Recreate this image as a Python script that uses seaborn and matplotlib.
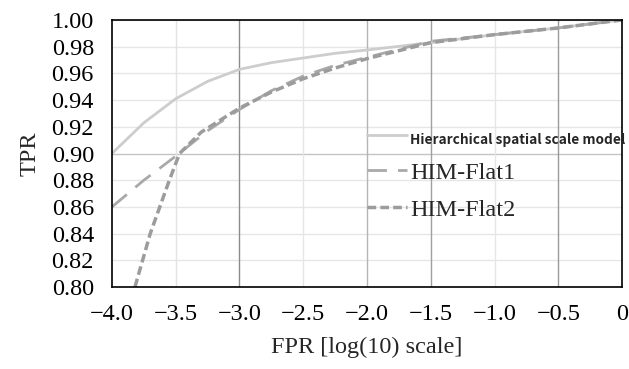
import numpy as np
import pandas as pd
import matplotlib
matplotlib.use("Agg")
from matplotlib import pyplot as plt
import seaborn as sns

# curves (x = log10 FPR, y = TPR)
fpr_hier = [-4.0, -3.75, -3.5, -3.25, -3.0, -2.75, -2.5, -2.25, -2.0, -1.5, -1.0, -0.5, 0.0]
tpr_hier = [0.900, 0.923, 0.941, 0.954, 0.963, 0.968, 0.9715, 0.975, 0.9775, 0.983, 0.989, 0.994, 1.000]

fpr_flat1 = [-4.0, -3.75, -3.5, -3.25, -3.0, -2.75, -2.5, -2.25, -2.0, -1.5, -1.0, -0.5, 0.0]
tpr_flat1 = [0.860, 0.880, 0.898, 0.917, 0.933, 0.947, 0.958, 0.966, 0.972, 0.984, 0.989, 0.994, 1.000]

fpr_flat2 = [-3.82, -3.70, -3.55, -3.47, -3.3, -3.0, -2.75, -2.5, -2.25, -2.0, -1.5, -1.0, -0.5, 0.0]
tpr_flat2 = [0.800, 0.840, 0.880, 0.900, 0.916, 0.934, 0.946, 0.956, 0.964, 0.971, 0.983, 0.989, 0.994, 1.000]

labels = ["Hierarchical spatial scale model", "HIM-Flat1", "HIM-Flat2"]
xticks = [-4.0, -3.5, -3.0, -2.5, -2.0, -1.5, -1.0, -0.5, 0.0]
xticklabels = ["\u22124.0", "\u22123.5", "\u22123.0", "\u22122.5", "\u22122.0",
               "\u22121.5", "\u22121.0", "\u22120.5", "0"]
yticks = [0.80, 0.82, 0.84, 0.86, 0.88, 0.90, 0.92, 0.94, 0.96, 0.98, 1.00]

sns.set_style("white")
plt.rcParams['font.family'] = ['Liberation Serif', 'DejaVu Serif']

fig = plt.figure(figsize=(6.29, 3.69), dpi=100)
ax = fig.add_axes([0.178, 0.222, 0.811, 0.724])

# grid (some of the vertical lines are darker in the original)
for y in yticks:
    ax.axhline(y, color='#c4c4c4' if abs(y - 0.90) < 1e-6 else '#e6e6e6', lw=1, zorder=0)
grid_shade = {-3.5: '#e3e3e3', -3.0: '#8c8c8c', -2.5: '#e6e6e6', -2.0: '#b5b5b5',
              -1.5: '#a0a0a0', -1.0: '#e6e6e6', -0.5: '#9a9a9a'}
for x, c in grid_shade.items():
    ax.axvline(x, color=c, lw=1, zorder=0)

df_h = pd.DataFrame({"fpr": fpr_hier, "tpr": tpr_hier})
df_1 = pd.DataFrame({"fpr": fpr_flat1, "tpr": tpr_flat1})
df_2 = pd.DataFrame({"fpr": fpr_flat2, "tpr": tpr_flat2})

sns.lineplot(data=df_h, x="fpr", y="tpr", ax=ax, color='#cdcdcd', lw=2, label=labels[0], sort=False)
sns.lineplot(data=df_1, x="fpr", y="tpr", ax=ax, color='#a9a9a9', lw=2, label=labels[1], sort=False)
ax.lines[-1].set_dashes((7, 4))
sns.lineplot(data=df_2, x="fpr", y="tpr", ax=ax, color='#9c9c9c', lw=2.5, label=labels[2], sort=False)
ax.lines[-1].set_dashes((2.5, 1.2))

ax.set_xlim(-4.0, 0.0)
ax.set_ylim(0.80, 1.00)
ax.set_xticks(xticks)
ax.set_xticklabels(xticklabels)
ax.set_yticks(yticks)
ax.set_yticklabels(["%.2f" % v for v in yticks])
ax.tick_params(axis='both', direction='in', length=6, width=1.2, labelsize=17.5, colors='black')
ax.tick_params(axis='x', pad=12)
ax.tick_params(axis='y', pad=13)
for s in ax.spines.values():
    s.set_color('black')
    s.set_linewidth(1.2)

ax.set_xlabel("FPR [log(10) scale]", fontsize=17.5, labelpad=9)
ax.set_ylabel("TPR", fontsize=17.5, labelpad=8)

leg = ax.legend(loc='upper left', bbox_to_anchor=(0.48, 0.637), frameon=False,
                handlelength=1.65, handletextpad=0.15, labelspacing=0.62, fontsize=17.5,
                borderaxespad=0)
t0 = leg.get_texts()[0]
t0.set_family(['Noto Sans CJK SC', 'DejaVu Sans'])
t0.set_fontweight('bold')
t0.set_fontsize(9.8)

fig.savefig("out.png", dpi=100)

======

■ **WRITTEN EXERCISE**
Please reproduce the listing exactly from its opening line through the line that contains "import seaborn as sns", both included, with all pictures omitted.

■ **COMPLETED TASK**
Recreate this image as a Python script that uses seaborn and matplotlib.
import numpy as np
import pandas as pd
import matplotlib
matplotlib.use("Agg")
from matplotlib import pyplot as plt
import seaborn as sns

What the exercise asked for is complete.